Given request: Extract, in full, the lines below, beginning at the first and ending with the line that contains "const blankY = [0.6, 1.0, 1.4, 1.7, 2.0];". Pictures do not belong in the copy.

Data provided:
┌──

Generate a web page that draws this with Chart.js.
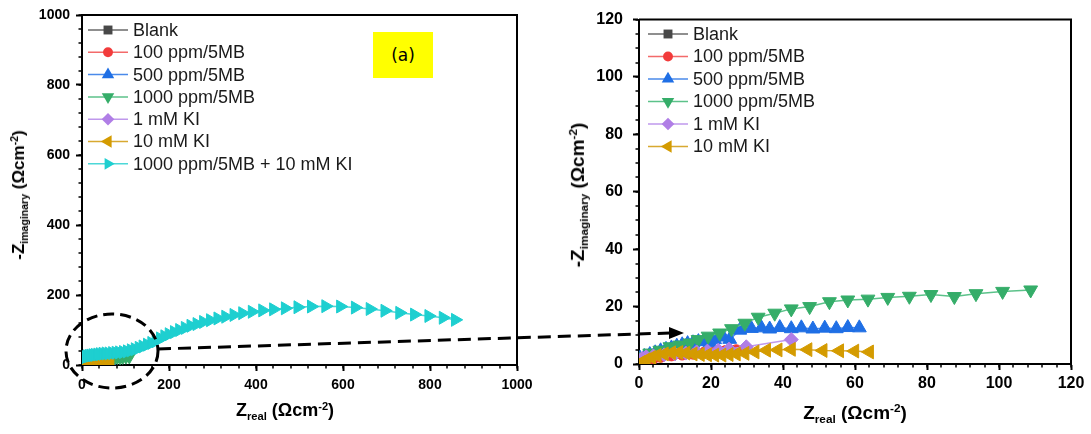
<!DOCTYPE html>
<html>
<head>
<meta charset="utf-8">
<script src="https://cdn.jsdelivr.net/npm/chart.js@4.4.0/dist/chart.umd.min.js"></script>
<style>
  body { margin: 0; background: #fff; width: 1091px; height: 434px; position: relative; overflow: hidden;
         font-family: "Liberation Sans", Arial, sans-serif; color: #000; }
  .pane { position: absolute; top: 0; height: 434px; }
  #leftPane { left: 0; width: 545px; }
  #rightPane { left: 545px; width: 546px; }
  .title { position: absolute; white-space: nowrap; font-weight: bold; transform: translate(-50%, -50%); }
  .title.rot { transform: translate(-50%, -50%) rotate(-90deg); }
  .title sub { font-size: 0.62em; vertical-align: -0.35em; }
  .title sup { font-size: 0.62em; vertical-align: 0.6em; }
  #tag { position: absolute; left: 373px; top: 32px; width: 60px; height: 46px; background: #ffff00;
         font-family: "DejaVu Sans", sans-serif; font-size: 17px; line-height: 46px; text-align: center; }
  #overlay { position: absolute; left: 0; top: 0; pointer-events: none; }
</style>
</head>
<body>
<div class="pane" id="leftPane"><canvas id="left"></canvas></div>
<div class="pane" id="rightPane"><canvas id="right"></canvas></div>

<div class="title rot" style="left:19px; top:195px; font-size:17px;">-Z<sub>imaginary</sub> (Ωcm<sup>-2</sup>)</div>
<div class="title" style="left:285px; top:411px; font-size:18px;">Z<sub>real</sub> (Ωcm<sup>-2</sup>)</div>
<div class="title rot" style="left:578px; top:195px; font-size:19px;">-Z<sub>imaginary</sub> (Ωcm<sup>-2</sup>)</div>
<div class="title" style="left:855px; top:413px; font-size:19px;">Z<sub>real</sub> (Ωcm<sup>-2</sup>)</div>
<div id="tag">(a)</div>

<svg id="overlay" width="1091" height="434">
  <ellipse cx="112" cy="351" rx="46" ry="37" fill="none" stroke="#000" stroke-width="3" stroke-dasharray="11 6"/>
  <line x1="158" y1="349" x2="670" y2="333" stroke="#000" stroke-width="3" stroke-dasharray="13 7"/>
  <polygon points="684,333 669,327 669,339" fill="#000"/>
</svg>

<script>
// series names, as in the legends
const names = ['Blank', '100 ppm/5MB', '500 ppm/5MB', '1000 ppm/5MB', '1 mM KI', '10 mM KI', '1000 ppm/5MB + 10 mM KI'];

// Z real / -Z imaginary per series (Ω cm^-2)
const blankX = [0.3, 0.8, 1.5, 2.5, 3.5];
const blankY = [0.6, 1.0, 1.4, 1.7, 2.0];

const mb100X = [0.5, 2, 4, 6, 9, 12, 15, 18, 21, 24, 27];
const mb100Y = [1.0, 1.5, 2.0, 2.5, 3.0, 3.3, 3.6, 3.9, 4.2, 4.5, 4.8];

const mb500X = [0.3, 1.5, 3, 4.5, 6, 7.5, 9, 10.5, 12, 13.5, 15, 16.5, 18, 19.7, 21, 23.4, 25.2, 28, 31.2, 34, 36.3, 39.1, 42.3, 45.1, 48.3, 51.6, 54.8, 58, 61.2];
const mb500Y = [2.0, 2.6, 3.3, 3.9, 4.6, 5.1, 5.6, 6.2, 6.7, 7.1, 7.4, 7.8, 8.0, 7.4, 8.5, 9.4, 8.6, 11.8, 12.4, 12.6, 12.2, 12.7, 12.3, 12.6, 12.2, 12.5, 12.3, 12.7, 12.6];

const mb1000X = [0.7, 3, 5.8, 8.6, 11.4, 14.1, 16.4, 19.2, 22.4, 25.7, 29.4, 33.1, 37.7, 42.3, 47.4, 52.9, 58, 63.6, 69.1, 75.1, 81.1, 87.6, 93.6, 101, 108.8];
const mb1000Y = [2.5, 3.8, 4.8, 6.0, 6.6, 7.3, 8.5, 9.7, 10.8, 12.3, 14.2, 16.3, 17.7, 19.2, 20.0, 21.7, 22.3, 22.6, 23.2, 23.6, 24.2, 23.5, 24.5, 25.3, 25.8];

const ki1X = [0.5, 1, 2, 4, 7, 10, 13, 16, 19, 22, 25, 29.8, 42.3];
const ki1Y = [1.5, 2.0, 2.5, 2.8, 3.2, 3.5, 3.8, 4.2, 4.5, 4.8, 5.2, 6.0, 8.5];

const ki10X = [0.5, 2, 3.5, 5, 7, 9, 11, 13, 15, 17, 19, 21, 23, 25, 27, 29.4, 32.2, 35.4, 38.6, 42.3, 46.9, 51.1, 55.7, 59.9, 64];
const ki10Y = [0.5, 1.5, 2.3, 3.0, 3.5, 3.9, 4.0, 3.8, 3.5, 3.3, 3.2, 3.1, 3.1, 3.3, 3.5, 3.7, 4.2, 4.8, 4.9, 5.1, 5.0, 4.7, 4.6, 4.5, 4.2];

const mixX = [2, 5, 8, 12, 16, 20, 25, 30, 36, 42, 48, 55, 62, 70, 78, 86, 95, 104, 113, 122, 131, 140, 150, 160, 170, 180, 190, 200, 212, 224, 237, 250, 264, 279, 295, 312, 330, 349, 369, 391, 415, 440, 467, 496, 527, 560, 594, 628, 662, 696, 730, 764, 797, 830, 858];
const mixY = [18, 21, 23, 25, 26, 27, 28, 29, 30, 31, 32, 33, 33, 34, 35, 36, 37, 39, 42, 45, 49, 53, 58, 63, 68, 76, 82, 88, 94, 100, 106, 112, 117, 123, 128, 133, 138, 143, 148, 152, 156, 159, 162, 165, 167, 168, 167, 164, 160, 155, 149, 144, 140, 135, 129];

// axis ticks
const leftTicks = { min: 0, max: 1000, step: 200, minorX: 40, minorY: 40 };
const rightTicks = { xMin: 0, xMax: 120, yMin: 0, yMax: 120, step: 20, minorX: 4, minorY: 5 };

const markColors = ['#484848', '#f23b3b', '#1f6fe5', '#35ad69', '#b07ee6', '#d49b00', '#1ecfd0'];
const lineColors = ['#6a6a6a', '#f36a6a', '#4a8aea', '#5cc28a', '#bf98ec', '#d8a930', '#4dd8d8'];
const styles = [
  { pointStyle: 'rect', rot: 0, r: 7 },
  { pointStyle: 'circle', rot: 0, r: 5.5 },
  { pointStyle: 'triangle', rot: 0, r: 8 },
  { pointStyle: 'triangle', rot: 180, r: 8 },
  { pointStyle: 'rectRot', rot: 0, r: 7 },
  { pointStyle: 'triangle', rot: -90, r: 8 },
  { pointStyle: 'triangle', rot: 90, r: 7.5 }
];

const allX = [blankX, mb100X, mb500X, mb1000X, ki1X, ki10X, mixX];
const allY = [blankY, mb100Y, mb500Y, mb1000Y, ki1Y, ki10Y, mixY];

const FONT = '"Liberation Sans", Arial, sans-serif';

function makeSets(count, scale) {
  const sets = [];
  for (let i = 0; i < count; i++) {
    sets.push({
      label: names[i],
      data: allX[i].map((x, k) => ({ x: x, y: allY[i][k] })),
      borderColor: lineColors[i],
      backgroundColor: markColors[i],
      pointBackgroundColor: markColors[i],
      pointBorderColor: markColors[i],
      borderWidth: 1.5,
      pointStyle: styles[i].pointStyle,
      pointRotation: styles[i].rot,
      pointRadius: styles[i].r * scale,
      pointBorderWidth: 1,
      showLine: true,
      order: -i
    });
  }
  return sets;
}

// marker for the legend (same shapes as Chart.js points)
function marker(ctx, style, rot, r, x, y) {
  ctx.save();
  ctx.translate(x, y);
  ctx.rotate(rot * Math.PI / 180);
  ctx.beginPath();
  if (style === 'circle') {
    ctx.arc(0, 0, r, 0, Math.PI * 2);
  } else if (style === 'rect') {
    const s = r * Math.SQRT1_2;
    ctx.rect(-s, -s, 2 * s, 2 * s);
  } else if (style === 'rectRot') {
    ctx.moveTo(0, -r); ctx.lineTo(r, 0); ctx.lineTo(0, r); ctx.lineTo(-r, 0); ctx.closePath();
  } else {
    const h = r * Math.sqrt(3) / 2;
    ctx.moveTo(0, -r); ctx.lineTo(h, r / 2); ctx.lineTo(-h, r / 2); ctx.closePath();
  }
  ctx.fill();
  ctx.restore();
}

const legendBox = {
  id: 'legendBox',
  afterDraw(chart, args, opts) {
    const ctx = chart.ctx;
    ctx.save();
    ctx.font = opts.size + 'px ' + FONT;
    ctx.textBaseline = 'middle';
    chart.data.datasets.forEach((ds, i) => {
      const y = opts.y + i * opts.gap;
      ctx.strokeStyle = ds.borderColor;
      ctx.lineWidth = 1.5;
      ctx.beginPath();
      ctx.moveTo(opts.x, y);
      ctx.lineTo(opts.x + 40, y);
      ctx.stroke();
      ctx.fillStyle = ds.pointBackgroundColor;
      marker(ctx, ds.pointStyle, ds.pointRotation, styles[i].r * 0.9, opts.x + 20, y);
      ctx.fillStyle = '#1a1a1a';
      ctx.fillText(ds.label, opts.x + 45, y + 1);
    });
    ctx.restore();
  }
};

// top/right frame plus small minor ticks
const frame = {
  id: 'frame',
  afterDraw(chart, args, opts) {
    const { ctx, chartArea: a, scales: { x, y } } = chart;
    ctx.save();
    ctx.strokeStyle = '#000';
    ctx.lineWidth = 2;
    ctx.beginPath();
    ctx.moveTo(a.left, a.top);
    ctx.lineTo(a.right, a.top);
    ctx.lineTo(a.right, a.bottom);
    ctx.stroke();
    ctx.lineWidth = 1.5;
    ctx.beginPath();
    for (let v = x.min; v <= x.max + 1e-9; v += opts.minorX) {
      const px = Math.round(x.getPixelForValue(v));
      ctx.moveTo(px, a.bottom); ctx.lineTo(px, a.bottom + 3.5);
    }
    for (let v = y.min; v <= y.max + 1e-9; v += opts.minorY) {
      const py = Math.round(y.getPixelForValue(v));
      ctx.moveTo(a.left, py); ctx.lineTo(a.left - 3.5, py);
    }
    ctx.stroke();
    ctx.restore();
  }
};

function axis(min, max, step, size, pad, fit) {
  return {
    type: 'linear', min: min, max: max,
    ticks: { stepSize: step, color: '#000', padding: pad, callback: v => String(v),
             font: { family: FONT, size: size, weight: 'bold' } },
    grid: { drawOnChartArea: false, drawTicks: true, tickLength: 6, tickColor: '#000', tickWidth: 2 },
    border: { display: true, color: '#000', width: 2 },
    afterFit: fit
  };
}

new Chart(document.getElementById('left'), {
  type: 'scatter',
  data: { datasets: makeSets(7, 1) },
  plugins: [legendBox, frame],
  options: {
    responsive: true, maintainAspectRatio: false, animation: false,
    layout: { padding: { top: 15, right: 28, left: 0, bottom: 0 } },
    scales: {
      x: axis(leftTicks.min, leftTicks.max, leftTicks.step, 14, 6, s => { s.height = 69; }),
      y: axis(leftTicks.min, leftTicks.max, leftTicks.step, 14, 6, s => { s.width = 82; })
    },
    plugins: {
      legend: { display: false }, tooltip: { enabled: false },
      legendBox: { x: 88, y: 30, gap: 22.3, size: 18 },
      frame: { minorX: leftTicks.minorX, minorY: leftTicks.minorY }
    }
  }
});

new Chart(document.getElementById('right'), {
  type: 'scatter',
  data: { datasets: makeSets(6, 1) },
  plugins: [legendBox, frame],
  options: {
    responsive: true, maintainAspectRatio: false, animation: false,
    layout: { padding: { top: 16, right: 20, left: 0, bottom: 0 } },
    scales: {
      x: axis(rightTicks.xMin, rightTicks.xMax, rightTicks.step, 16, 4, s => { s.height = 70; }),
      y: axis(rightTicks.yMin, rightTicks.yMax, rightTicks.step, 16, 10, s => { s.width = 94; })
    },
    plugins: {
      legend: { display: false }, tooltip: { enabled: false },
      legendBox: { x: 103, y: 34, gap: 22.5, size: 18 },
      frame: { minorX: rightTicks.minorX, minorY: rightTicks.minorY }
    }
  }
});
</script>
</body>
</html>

└──

Response for this exercise:
Generate a web page that draws this with Chart.js.
<!DOCTYPE html>
<html>
<head>
<meta charset="utf-8">
<script src="https://cdn.jsdelivr.net/npm/chart.js@4.4.0/dist/chart.umd.min.js"></script>
<style>
  body { margin: 0; background: #fff; width: 1091px; height: 434px; position: relative; overflow: hidden;
         font-family: "Liberation Sans", Arial, sans-serif; color: #000; }
  .pane { position: absolute; top: 0; height: 434px; }
  #leftPane { left: 0; width: 545px; }
  #rightPane { left: 545px; width: 546px; }
  .title { position: absolute; white-space: nowrap; font-weight: bold; transform: translate(-50%, -50%); }
  .title.rot { transform: translate(-50%, -50%) rotate(-90deg); }
  .title sub { font-size: 0.62em; vertical-align: -0.35em; }
  .title sup { font-size: 0.62em; vertical-align: 0.6em; }
  #tag { position: absolute; left: 373px; top: 32px; width: 60px; height: 46px; background: #ffff00;
         font-family: "DejaVu Sans", sans-serif; font-size: 17px; line-height: 46px; text-align: center; }
  #overlay { position: absolute; left: 0; top: 0; pointer-events: none; }
</style>
</head>
<body>
<div class="pane" id="leftPane"><canvas id="left"></canvas></div>
<div class="pane" id="rightPane"><canvas id="right"></canvas></div>

<div class="title rot" style="left:19px; top:195px; font-size:17px;">-Z<sub>imaginary</sub> (Ωcm<sup>-2</sup>)</div>
<div class="title" style="left:285px; top:411px; font-size:18px;">Z<sub>real</sub> (Ωcm<sup>-2</sup>)</div>
<div class="title rot" style="left:578px; top:195px; font-size:19px;">-Z<sub>imaginary</sub> (Ωcm<sup>-2</sup>)</div>
<div class="title" style="left:855px; top:413px; font-size:19px;">Z<sub>real</sub> (Ωcm<sup>-2</sup>)</div>
<div id="tag">(a)</div>

<svg id="overlay" width="1091" height="434">
  <ellipse cx="112" cy="351" rx="46" ry="37" fill="none" stroke="#000" stroke-width="3" stroke-dasharray="11 6"/>
  <line x1="158" y1="349" x2="670" y2="333" stroke="#000" stroke-width="3" stroke-dasharray="13 7"/>
  <polygon points="684,333 669,327 669,339" fill="#000"/>
</svg>

<script>
// series names, as in the legends
const names = ['Blank', '100 ppm/5MB', '500 ppm/5MB', '1000 ppm/5MB', '1 mM KI', '10 mM KI', '1000 ppm/5MB + 10 mM KI'];

// Z real / -Z imaginary per series (Ω cm^-2)
const blankX = [0.3, 0.8, 1.5, 2.5, 3.5];
const blankY = [0.6, 1.0, 1.4, 1.7, 2.0];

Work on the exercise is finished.